:: EXCERPTED DATA ::
# # #

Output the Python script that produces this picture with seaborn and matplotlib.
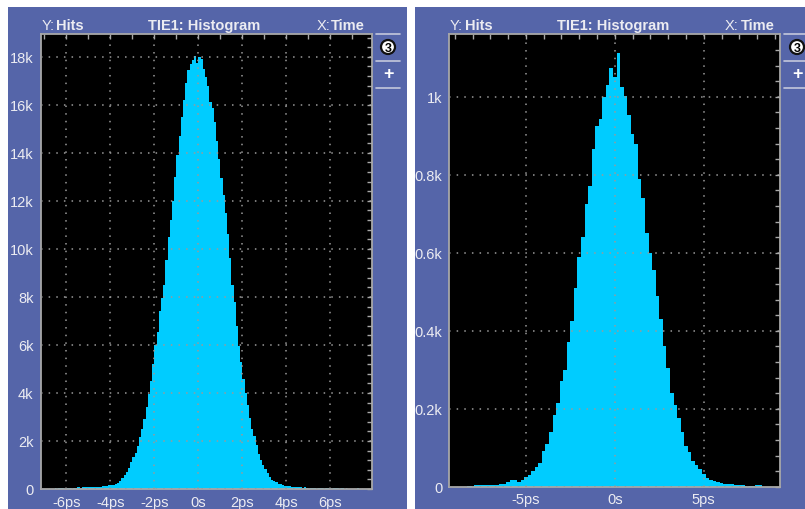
import numpy as np
import pandas as pd
import matplotlib
matplotlib.use("Agg")
import matplotlib.pyplot as plt
from matplotlib.patches import Rectangle, Ellipse
from matplotlib.lines import Line2D
import seaborn as sns

# ---------------- data (hits, in thousands) ----------------
# Left histogram: 0.1 ps bins from -7.2 ps to 7.9 ps
left_bin_start, left_bin_width, left_nbins = -7.2, 0.1, 151
left_hits_k = [
    0, 0, 0, 0, 0, 0.01, 0.02, 0.03, 0.05, 0.05,
    0.05, 0.05, 0.06, 0.05, 0.06, 0.06, 0.06, 0.07, 0.06, 0.07,
    0.07, 0.07, 0.07, 0.08, 0.08, 0.08, 0.10, 0.10, 0.11, 0.11,
    0.12, 0.15, 0.16, 0.18, 0.20, 0.26, 0.33, 0.44, 0.57, 0.72,
    0.88, 1.12, 1.32, 1.50, 1.80, 2.15, 2.50, 2.90, 3.40, 3.95,
    4.50, 5.20, 6.00, 6.55, 7.40, 7.95, 8.50, 9.55, 10.50, 11.20,
    12.00, 13.00, 13.90, 14.70, 15.50, 16.20, 16.90, 17.45, 17.70, 17.85,
    18.05, 17.75, 18.00, 17.90, 17.50, 17.15, 16.80, 16.10, 15.85, 15.30,
    14.50, 13.75, 12.95, 12.25, 11.50, 10.60, 9.60, 8.50, 7.80, 6.80,
    5.95, 5.30, 4.60, 4.00, 3.50, 2.95, 2.50, 2.20, 1.85, 1.45,
    1.20, 1.00, 0.82, 0.65, 0.50, 0.38, 0.32, 0.28, 0.22, 0.19,
    0.15, 0.13, 0.12, 0.11, 0.10, 0.09, 0.07, 0.07, 0.07, 0.06,
    0.07, 0.06, 0.06, 0.06, 0.05, 0.06, 0.05, 0.05, 0.05, 0.05,
    0.04, 0.05, 0.04, 0.04, 0.03, 0.04, 0.03, 0.03, 0.02, 0.03,
    0.02, 0.02, 0.02, 0.01, 0.03, 0.01, 0.02, 0, 0, 0, 0,
]
# Right histogram: 0.2 ps bins from -9.3 ps to 9.3 ps
right_bin_start, right_bin_width, right_nbins = -9.3, 0.2, 93
right_hits_k = [
    0, 0, 0, 0, 0, 0.003, 0.003, 0.004, 0.004, 0.004,
    0.004, 0.004, 0.004, 0.005, 0.006, 0.007, 0.011, 0.018, 0.018, 0.011,
    0.017, 0.024, 0.031, 0.040, 0.051, 0.060, 0.092, 0.110, 0.140, 0.185,
    0.215, 0.270, 0.300, 0.370, 0.426, 0.510, 0.590, 0.640, 0.725, 0.772,
    0.865, 0.925, 0.943, 1.000, 1.030, 1.075, 1.050, 1.112, 1.025, 1.003,
    0.952, 0.904, 0.880, 0.790, 0.740, 0.650, 0.600, 0.555, 0.490, 0.430,
    0.360, 0.305, 0.240, 0.210, 0.175, 0.140, 0.105, 0.090, 0.066, 0.055,
    0.045, 0.032, 0.022, 0.018, 0.015, 0.012, 0.009, 0.007, 0.008, 0.006,
    0.005, 0.004, 0.004, 0.003, 0.003, 0.003, 0.004, 0.004, 0, 0,
    0, 0, 0,
]

left_xticks = [-6, -4, -2, 0, 2, 4, 6]
left_xticklabels = ["-6ps", "-4ps", "-2ps", "0s", "2ps", "4ps", "6ps"]
left_yticks = [0, 2, 4, 6, 8, 10, 12, 14, 16, 18]
left_yticklabels = ["0", "2k", "4k", "6k", "8k", "10k", "12k", "14k", "16k", "18k"]
right_xticks = [-5, 0, 5]
right_xticklabels = ["-5ps", "0s", "5ps"]
right_yticks = [0, 0.2, 0.4, 0.6, 0.8, 1.0]
right_yticklabels = ["0", "0.2k", "0.4k", "0.6k", "0.8k", "1k"]

title_text = "TIE1: Histogram"
ylab_prefix, ylab_name = "Y:", "Hits"
xlab_prefix, xlab_name = "X:", "Time"

# ---------------- style ----------------
sns.set_theme(style="dark")
plt.rcParams["font.family"] = ["Liberation Sans", "DejaVu Sans"]

BLUE = "#5565A9"
CYAN = "#00CCFF"
GRID = "#9A9A9A"
FRAME = "#A8A8A8"
TXT = "#ECECF2"

W, H = 805, 510
fig = plt.figure(figsize=(W / 100, H / 100), dpi=100, facecolor="white")


def fx(px):
    return px / W


def fy(py):
    return 1 - py / H


# blue panels (behind everything)
fig.patches.append(Rectangle((fx(8), 0), (407 - 8) / W, fy(8), transform=fig.transFigure,
                             facecolor=BLUE, edgecolor="none", zorder=-10))
fig.patches.append(Rectangle((fx(415), 0), (805 - 415) / W, fy(8), transform=fig.transFigure,
                             facecolor=BLUE, edgecolor="none", zorder=-10))

ax1 = fig.add_axes([fx(40.5), fy(490), 331.5 / W, 455 / H])
ax2 = fig.add_axes([fx(449.3), fy(487.7), 330.7 / W, 452.7 / H])
for a in (ax1, ax2):
    a.set_zorder(5)


def draw(ax, start, width, n, vals, xlim, ylim, xt, xtl, xminor, yt, ytl, yminor):
    centers = start + width * (np.arange(n) + 0.5)
    df = pd.DataFrame({"time": centers, "hits": np.asarray(vals, dtype=float)})
    sns.histplot(data=df, x="time", weights="hits", binwidth=width,
                 binrange=(start, start + width * n), element="step",
                 fill=True, color=CYAN, alpha=1, linewidth=0, ax=ax)
    ax.set_facecolor("black")
    ax.set_xlim(*xlim)
    ax.set_ylim(*ylim)
    ax.set_xlabel("")
    ax.set_ylabel("")
    ax.set_xticks(xt, labels=xtl)
    ax.set_xticks(xminor, minor=True)
    ax.set_yticks(yt, labels=ytl)
    ax.set_yticks(yminor, minor=True)
    ax.set_axisbelow(False)
    ax.grid(True, which="major", color=GRID, linestyle=(0, (1, 4)), linewidth=1.1)
    ax.grid(False, which="minor")
    ax.tick_params(which="both", direction="in", top=True, right=True, length=3.5,
                   width=1, color=FRAME, labelcolor=TXT, labelsize=10.5,
                   labeltop=False, labelright=False)
    ax.tick_params(axis="y", pad=5)
    ax.tick_params(axis="x", pad=4)
    for s in ax.spines.values():
        s.set_color(FRAME)
        s.set_linewidth(1.3)
        s.set_visible(True)


draw(ax1, left_bin_start, left_bin_width, left_nbins, left_hits_k,
     (-7.18, 7.89), (0, 18.95), left_xticks, left_xticklabels, np.arange(-7, 8, 1),
     left_yticks, left_yticklabels, np.arange(0, 18.9, 0.4))
draw(ax2, right_bin_start, right_bin_width, right_nbins, right_hits_k,
     (-9.31, 9.29), (0, 1.161), right_xticks, right_xticklabels, np.arange(-9, 10, 1),
     right_yticks, right_yticklabels, np.arange(0, 1.16, 0.04))


# header texts
def header(x_y, x_hits, x_title, x_x, x_time):
    yy = fy(26)
    fig.text(fx(x_y), yy, ylab_prefix, color=TXT, fontsize=10.5, va="center", ha="left")
    fig.text(fx(x_hits), yy, ylab_name, color=TXT, fontsize=10.5, fontweight="bold",
             va="center", ha="left")
    fig.text(fx(x_title), yy, title_text, color=TXT, fontsize=10.5, fontweight="bold",
             va="center", ha="center")
    fig.text(fx(x_x), yy, xlab_prefix, color=TXT, fontsize=10.5, va="center", ha="left")
    fig.text(fx(x_time), yy, xlab_name, color=TXT, fontsize=10.5, fontweight="bold",
             va="center", ha="left")


header(41.5, 55.5, 204.5, 317, 330.5)
header(450, 464.5, 613.5, 725, 740.5)


# side buttons
def buttons(x0, x1, cx):
    for yy in (35, 62, 88.5):
        fig.add_artist(Line2D([fx(x0), fx(x1)], [fy(yy), fy(yy)], color="#C4C8DC",
                              linewidth=1.2, transform=fig.transFigure))
    fig.add_artist(Ellipse((fx(cx), fy(48)), 14 / W, 14 / H, transform=fig.transFigure,
                           facecolor="white", edgecolor="#111111", linewidth=1.6))
    fig.text(fx(cx), fy(48.5), "3", color="black", fontsize=9, fontweight="bold",
             ha="center", va="center")
    fig.text(fx(cx), fy(75), "+", color="white", fontsize=13, fontweight="bold",
             ha="center", va="center")


buttons(376, 400, 388)
buttons(784, 805, 797)

fig.savefig("out.png", dpi=100, facecolor="white")
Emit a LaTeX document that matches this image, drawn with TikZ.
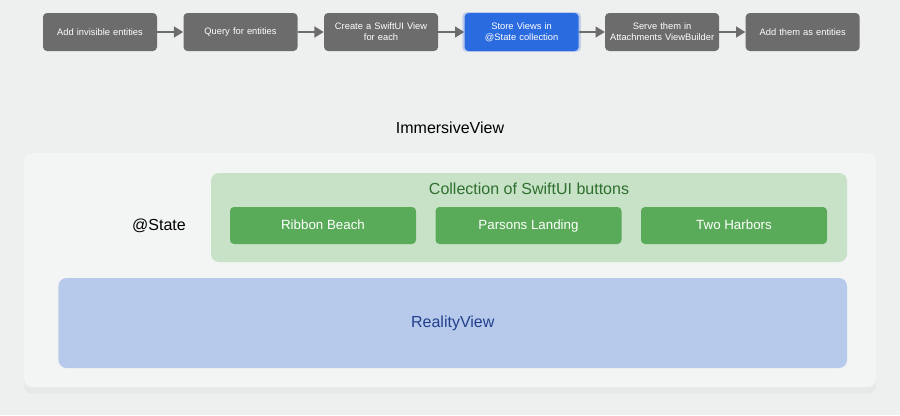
\documentclass[tikz,border=0pt]{standalone}
\usepackage{fontspec}
\setmainfont{Liberation Sans}
\usepackage{tikz}
\usetikzlibrary{
  arrows.meta,
  positioning,
  shadows
}
\definecolor{bggray}{HTML}{EEEFEF}
\definecolor{panelgray}{HTML}{F3F4F4}
\definecolor{stepgray}{HTML}{6C6C6C}
\definecolor{stepblue}{HTML}{2B6BE0}
\definecolor{statefill}{HTML}{C7E2C7}
\definecolor{buttongreen}{HTML}{59AB59}
\definecolor{statetext}{HTML}{2F6F2F}
\definecolor{realityfill}{HTML}{B8CAEC}
\definecolor{realitytext}{HTML}{213F8C}
\tikzset{
  flowbox/.style={rounded corners=3pt, fill=stepgray, text=white,
    minimum width=85.5pt, minimum height=28.5pt, text width=80pt,
    align=center, font=\fontsize{7}{8.4}\selectfont, inner sep=1pt},
  activebox/.style={flowbox, fill=stepblue,
    drop shadow={fill=stepblue, opacity=0.25, shadow xshift=0pt, shadow yshift=0pt, shadow scale=1.04}},
  btnbox/.style={rounded corners=3pt, fill=buttongreen, text=white,
    minimum width=139.5pt, minimum height=27.75pt,
    text height=1.5ex, text depth=0.3ex,
    font=\fontsize{10}{12}\selectfont},
  flowarr/.style={-{Triangle[length=7pt,width=8pt]}, line width=2pt, draw=stepgray},
}

\begin{document}
\begin{tikzpicture}[
  x=0.75pt, y=-0.75pt,
  node distance=19.5pt,
  bigtext/.style={font=\fontsize{12}{14}\selectfont}
]
  \useasboundingbox (0,0) rectangle (900,415);
  \fill[bggray] (0,0) rectangle (900,415);

  % Workflow
  \node[flowbox] (add) at (100,32) {Add invisible entities};
  \node[flowbox, right=of add] (query) {Query for entities};
  \node[flowbox, right=of query] (create) {Create a SwiftUI View\\for each};
  \node[activebox, right=of create] (store) {Store Views in\\@State collection};
  \node[flowbox, right=of store] (serve) {Serve them in\\Attachments ViewBuilder};
  \node[flowbox, right=of serve] (addent) {Add them as entities};
  \foreach \a/\b in {add/query, query/create, create/store, store/serve, serve/addent}
    \draw[flowarr] (\a) -- (\b);

  % ImmersiveView
  \node[bigtext] (title) at (450,128) {ImmersiveView};
  \node[fill=panelgray, rounded corners=6pt, minimum width=639pt, minimum height=175.5pt,
    drop shadow={opacity=0.06, shadow xshift=0pt, shadow yshift=-5pt}] (immersive) at (450,270) {};

  % @State collection
  \node[fill=statefill, rounded corners=6pt, minimum width=477pt, minimum height=66.75pt] (state) at (529,217.5) {};
  \node[bigtext, text=statetext] (stitle) at (529,189) {Collection of SwiftUI buttons};
  \node[bigtext] (statelbl) at (159,226) {@State};
  \node[btnbox] (ribbon) at (323,225.5) {Ribbon Beach};
  \node[btnbox] (parsons) at (528.5,225.5) {Parsons Landing};
  \node[btnbox] (harbors) at (734,225.5) {Two Harbors};

  % RealityView
  \node[fill=realityfill, rounded corners=6pt, minimum width=591.4pt, minimum height=67.5pt,
    bigtext, text=realitytext] (reality) at (452.75,323) {RealityView};
\end{tikzpicture}
\end{document}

# # #

:: STATED EXERCISE ::
Identify and list each line with the word "matplotlib".

:: RESPONSE ::
Output the Python script that produces this picture with seaborn and matplotlib.
import matplotlib
matplotlib.use("Agg")
import matplotlib.pyplot as plt
from matplotlib.patches import Rectangle, Ellipse
from matplotlib.lines import Line2D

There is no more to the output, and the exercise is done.